Grandmother’s Gardens, with their more relaxed aesthetics, were popular landscape fixtures from the end of the Civil War until the early 1920s.
“They differed from gardens abroad, such as English gardens, in that they were most often the work of one person, usually a woman, instead of a team of gardeners, usually men,” Perry said.
Many of the old standards like nasturtiums, English primroses, bachelor’s buttons, sweet peas, gladiolus, hollyhocks, lilacs, foxgloves and columbines — flowers many of us remember from childhood — had become as unfashionable as typewriters, videotapes or fur wardrobes. But every fashion provokes a reaction, which leads to new movements that rediscover traditional materials, and that includes plants, said Scott Kunst, founder and former owner of Old House Gardens in Ann Arbor, Michigan.
“Slowly but surely, gardeners turned away from the brightly colored exotic annuals of the Victorian era in favor of flowers that had a long history in Western gardens, especially perennials such as peonies and iris, self-sowing annuals such as larkspur and poppies, and bulbs that would return and multiply year after year such as daffodils and snowdrops,” Kunst said.

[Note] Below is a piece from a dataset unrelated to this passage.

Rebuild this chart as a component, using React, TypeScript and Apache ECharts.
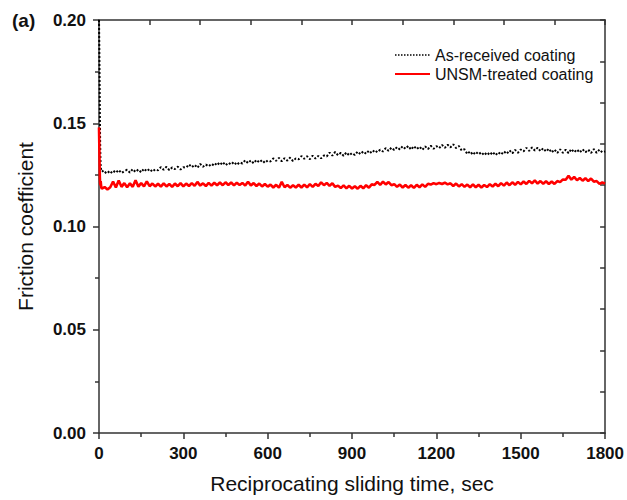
import React, { useEffect, useRef } from "react";
import * as echarts from "echarts";

const panelLabel = "(a)";
const xTitle = "Reciprocating sliding time, sec";
const yTitle = "Friction coefficient";
const seriesNames = ["As-received coating", "UNSM-treated coating"];

const timeSec = [
  0, 1, 2, 3, 4, 5, 6, 8,
  10, 20, 30, 40, 50, 60, 70, 80, 90, 100,
  110, 120, 130, 140, 150, 160, 170, 180, 190, 200,
  210, 220, 230, 240, 250, 260, 270, 280, 290, 300,
  310, 320, 330, 340, 350, 360, 370, 380, 390, 400,
  410, 420, 430, 440, 450, 460, 470, 480, 490, 500,
  510, 520, 530, 540, 550, 560, 570, 580, 590, 600,
  610, 620, 630, 640, 650, 660, 670, 680, 690, 700,
  710, 720, 730, 740, 750, 760, 770, 780, 790, 800,
  810, 820, 830, 840, 850, 860, 870, 880, 890, 900,
  910, 920, 930, 940, 950, 960, 970, 980, 990, 1000,
  1010, 1020, 1030, 1040, 1050, 1060, 1070, 1080, 1090, 1100,
  1110, 1120, 1130, 1140, 1150, 1160, 1170, 1180, 1190, 1200,
  1210, 1220, 1230, 1240, 1250, 1260, 1270, 1280, 1290, 1300,
  1310, 1320, 1330, 1340, 1350, 1360, 1370, 1380, 1390, 1400,
  1410, 1420, 1430, 1440, 1450, 1460, 1470, 1480, 1490, 1500,
  1510, 1520, 1530, 1540, 1550, 1560, 1570, 1580, 1590, 1600,
  1610, 1620, 1630, 1640, 1650, 1660, 1670, 1680, 1690, 1700,
  1710, 1720, 1730, 1740, 1750, 1760, 1770, 1780, 1790, 1800,
];

const asReceived = [
  0.2000, 0.1880, 0.1720, 0.1550, 0.1410, 0.1330, 0.1290, 0.1270,
  0.1273, 0.1258, 0.1269, 0.1256, 0.1271, 0.1260, 0.1274, 0.1259, 0.1268, 0.1275,
  0.1261, 0.1278, 0.1264, 0.1276, 0.1262, 0.1280, 0.1267, 0.1279, 0.1265, 0.1277,
  0.1272, 0.1288, 0.1275, 0.1289, 0.1273, 0.1286, 0.1278, 0.1290, 0.1276, 0.1287,
  0.1285, 0.1301, 0.1287, 0.1299, 0.1284, 0.1303, 0.1289, 0.1300, 0.1291, 0.1304,
  0.1294, 0.1310, 0.1297, 0.1312, 0.1296, 0.1309, 0.1300, 0.1313, 0.1298, 0.1311,
  0.1305, 0.1321, 0.1307, 0.1320, 0.1306, 0.1323, 0.1310, 0.1322, 0.1308, 0.1320,
  0.1315, 0.1330, 0.1318, 0.1332, 0.1316, 0.1331, 0.1319, 0.1334, 0.1317, 0.1330,
  0.1325, 0.1341, 0.1328, 0.1340, 0.1326, 0.1343, 0.1329, 0.1342, 0.1330, 0.1344,
  0.1339, 0.1358, 0.1343, 0.1361, 0.1345, 0.1357, 0.1342, 0.1359, 0.1344, 0.1356,
  0.1346, 0.1363, 0.1350, 0.1364, 0.1352, 0.1368, 0.1355, 0.1370, 0.1359, 0.1372,
  0.1363, 0.1380, 0.1366, 0.1382, 0.1370, 0.1385, 0.1373, 0.1389, 0.1376, 0.1390,
  0.1372, 0.1389, 0.1374, 0.1387, 0.1371, 0.1388, 0.1375, 0.1391, 0.1376, 0.1389,
  0.1379, 0.1395, 0.1381, 0.1396, 0.1383, 0.1398, 0.1380, 0.1390, 0.1368, 0.1374,
  0.1351, 0.1364, 0.1347, 0.1362, 0.1349, 0.1360, 0.1345, 0.1359, 0.1346, 0.1361,
  0.1345, 0.1360, 0.1348, 0.1364, 0.1352, 0.1369, 0.1354, 0.1371, 0.1357, 0.1373,
  0.1364, 0.1381, 0.1366, 0.1383, 0.1368, 0.1382, 0.1365, 0.1379, 0.1363, 0.1377,
  0.1358, 0.1373, 0.1356, 0.1374, 0.1357, 0.1372, 0.1355, 0.1375, 0.1359, 0.1373,
  0.1358, 0.1374, 0.1359, 0.1372, 0.1356, 0.1375, 0.1357, 0.1373, 0.1359, 0.1364,
];

const unsmTreated = [
  0.1480, 0.1400, 0.1310, 0.1240, 0.1210, 0.1200, 0.1220, 0.1190,
  0.1183, 0.1191, 0.1179, 0.1190, 0.1218, 0.1189, 0.1223, 0.1192, 0.1210, 0.1190,
  0.1209, 0.1192, 0.1224, 0.1193, 0.1210, 0.1194, 0.1219, 0.1195, 0.1208, 0.1194,
  0.1207, 0.1193, 0.1209, 0.1194, 0.1206, 0.1192, 0.1208, 0.1195, 0.1210, 0.1194,
  0.1208, 0.1196, 0.1210, 0.1197, 0.1216, 0.1198, 0.1209, 0.1196, 0.1211, 0.1198,
  0.1212, 0.1200, 0.1213, 0.1200, 0.1214, 0.1201, 0.1213, 0.1199, 0.1212, 0.1201,
  0.1211, 0.1198, 0.1217, 0.1199, 0.1210, 0.1196, 0.1208, 0.1194, 0.1206, 0.1193,
  0.1203, 0.1189, 0.1202, 0.1188, 0.1216, 0.1190, 0.1201, 0.1188, 0.1200, 0.1189,
  0.1202, 0.1189, 0.1203, 0.1190, 0.1205, 0.1192, 0.1207, 0.1196, 0.1214, 0.1200,
  0.1211, 0.1197, 0.1209, 0.1192, 0.1198, 0.1186, 0.1199, 0.1185, 0.1197, 0.1184,
  0.1195, 0.1183, 0.1197, 0.1185, 0.1200, 0.1188, 0.1204, 0.1201, 0.1216, 0.1202,
  0.1217, 0.1204, 0.1215, 0.1200, 0.1205, 0.1192, 0.1203, 0.1189, 0.1201, 0.1188,
  0.1200, 0.1187, 0.1202, 0.1190, 0.1204, 0.1192, 0.1207, 0.1203, 0.1210, 0.1205,
  0.1211, 0.1206, 0.1212, 0.1204, 0.1209, 0.1196, 0.1208, 0.1194, 0.1205, 0.1192,
  0.1203, 0.1190, 0.1204, 0.1190, 0.1202, 0.1189, 0.1201, 0.1191, 0.1205, 0.1194,
  0.1207, 0.1195, 0.1210, 0.1198, 0.1213, 0.1200, 0.1214, 0.1202, 0.1216, 0.1204,
  0.1218, 0.1206, 0.1221, 0.1209, 0.1223, 0.1208, 0.1220, 0.1207, 0.1219, 0.1206,
  0.1218, 0.1206, 0.1220, 0.1215, 0.1228, 0.1226, 0.1246, 0.1227, 0.1240, 0.1224,
  0.1235, 0.1222, 0.1234, 0.1220, 0.1232, 0.1217, 0.1220, 0.1206, 0.1213, 0.1208,
];

const FONT = "'Liberation Sans', Arial, sans-serif";
const AXIS_COLOR = "#333333";
const TEXT_COLOR = "#111111";

export default function App() {
  const ref = useRef<HTMLDivElement>(null);

  useEffect(() => {
    if (!ref.current) return;
    const chart = echarts.init(ref.current, undefined, { renderer: "svg" });

    const pairs = (vals: number[]) => timeSec.map((t, i) => [t, vals[i]]);

    const axisLine = { show: true, onZero: false, lineStyle: { color: AXIS_COLOR, width: 1.5 } };
    const tickStyle = { color: AXIS_COLOR, width: 1.5 };

    chart.setOption({
      animation: false,
      backgroundColor: "#ffffff",
      grid: { left: 99, right: 19, top: 20, bottom: 67, containLabel: false },
      xAxis: [
        {
          type: "value",
          position: "bottom",
          min: 0,
          max: 1800,
          interval: 300,
          axisLine,
          axisTick: { show: true, inside: false, length: 6, lineStyle: tickStyle },
          minorTick: { show: true, splitNumber: 2, length: 4, lineStyle: tickStyle },
          splitLine: { show: false },
          minorSplitLine: { show: false },
          axisLabel: {
            fontFamily: FONT,
            fontWeight: "bold",
            fontSize: 17,
            color: TEXT_COLOR,
            margin: 12,
            formatter: (v: number) => String(v),
          },
          name: xTitle,
          nameLocation: "middle",
          nameGap: 40,
          nameTextStyle: { fontFamily: FONT, fontSize: 21, color: TEXT_COLOR },
        },
        {
          type: "value",
          position: "top",
          min: 0,
          max: 1800,
          interval: 180,
          axisLine,
          axisTick: { show: true, inside: true, length: 5, lineStyle: tickStyle },
          axisLabel: { show: false },
          splitLine: { show: false },
        },
      ],
      yAxis: [
        {
          type: "value",
          position: "left",
          min: 0,
          max: 0.2,
          interval: 0.05,
          axisLine,
          axisTick: { show: true, inside: false, length: 6, lineStyle: tickStyle },
          minorTick: { show: true, splitNumber: 2, length: 4, lineStyle: tickStyle },
          splitLine: { show: false },
          minorSplitLine: { show: false },
          axisLabel: {
            fontFamily: FONT,
            fontWeight: "bold",
            fontSize: 17,
            color: TEXT_COLOR,
            margin: 13,
            formatter: (v: number) => v.toFixed(2),
          },
          name: yTitle,
          nameLocation: "middle",
          nameGap: 63,
          nameTextStyle: { fontFamily: FONT, fontSize: 21, color: TEXT_COLOR },
        },
        {
          type: "value",
          position: "right",
          min: 0,
          max: 0.2,
          interval: 0.02,
          axisLine,
          axisTick: { show: true, inside: true, length: 5, lineStyle: tickStyle },
          axisLabel: { show: false },
          splitLine: { show: false },
        },
      ],
      series: [
        {
          name: seriesNames[0],
          type: "line",
          xAxisIndex: 0,
          yAxisIndex: 0,
          data: pairs(asReceived),
          showSymbol: false,
          symbol: "none",
          lineStyle: { color: "#000000", width: 2, type: "dotted" },
          z: 3,
        },
        {
          name: seriesNames[1],
          type: "line",
          xAxisIndex: 0,
          yAxisIndex: 0,
          data: pairs(unsmTreated),
          showSymbol: false,
          symbol: "none",
          lineStyle: { color: "#ff0000", width: 2.6 },
          z: 4,
        },
      ],
      graphic: [
        {
          type: "text",
          left: 12,
          top: 11,
          style: {
            text: panelLabel,
            fontFamily: FONT,
            fontWeight: "bold",
            fontSize: 19,
            fill: TEXT_COLOR,
          },
        },
        {
          type: "line",
          shape: { x1: 395, y1: 55, x2: 430, y2: 55 },
          style: { stroke: "#000000", lineWidth: 1.5, lineDash: [1.5, 1.5] },
        },
        {
          type: "text",
          x: 435,
          y: 55,
          style: {
            text: seriesNames[0],
            fontFamily: FONT,
            fontSize: 16,
            fill: TEXT_COLOR,
            verticalAlign: "middle",
            align: "left",
          },
        },
        {
          type: "line",
          shape: { x1: 395, y1: 74, x2: 430, y2: 74 },
          style: { stroke: "#ff0000", lineWidth: 2 },
        },
        {
          type: "text",
          x: 435,
          y: 74,
          style: {
            text: seriesNames[1],
            fontFamily: FONT,
            fontSize: 16,
            fill: TEXT_COLOR,
            verticalAlign: "middle",
            align: "left",
          },
        },
      ],
    });

    return () => chart.dispose();
  }, []);

  return (
    <div
      ref={ref}
      style={{ width: 627, height: 500, position: "absolute", left: 0, top: 0 }}
    />
  );
}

They were planted in artlessly informal mixes that harkened back to the humble days of England’s “cottages,” the homes of poor rural folk, and America’s colonial days, Kunst said in an email.
“Grandmother’s Gardens also emphasized an appreciation for plants as plants, not just blobs of color, and as offering gardeners a connection with the real world, which I think is an important part of gardening for many of us today,” Kunst said.
“Hardscaping and backyard kitchens do little to connect us with nature, but working with plants does, which is something I learned from my grandmother,” he said.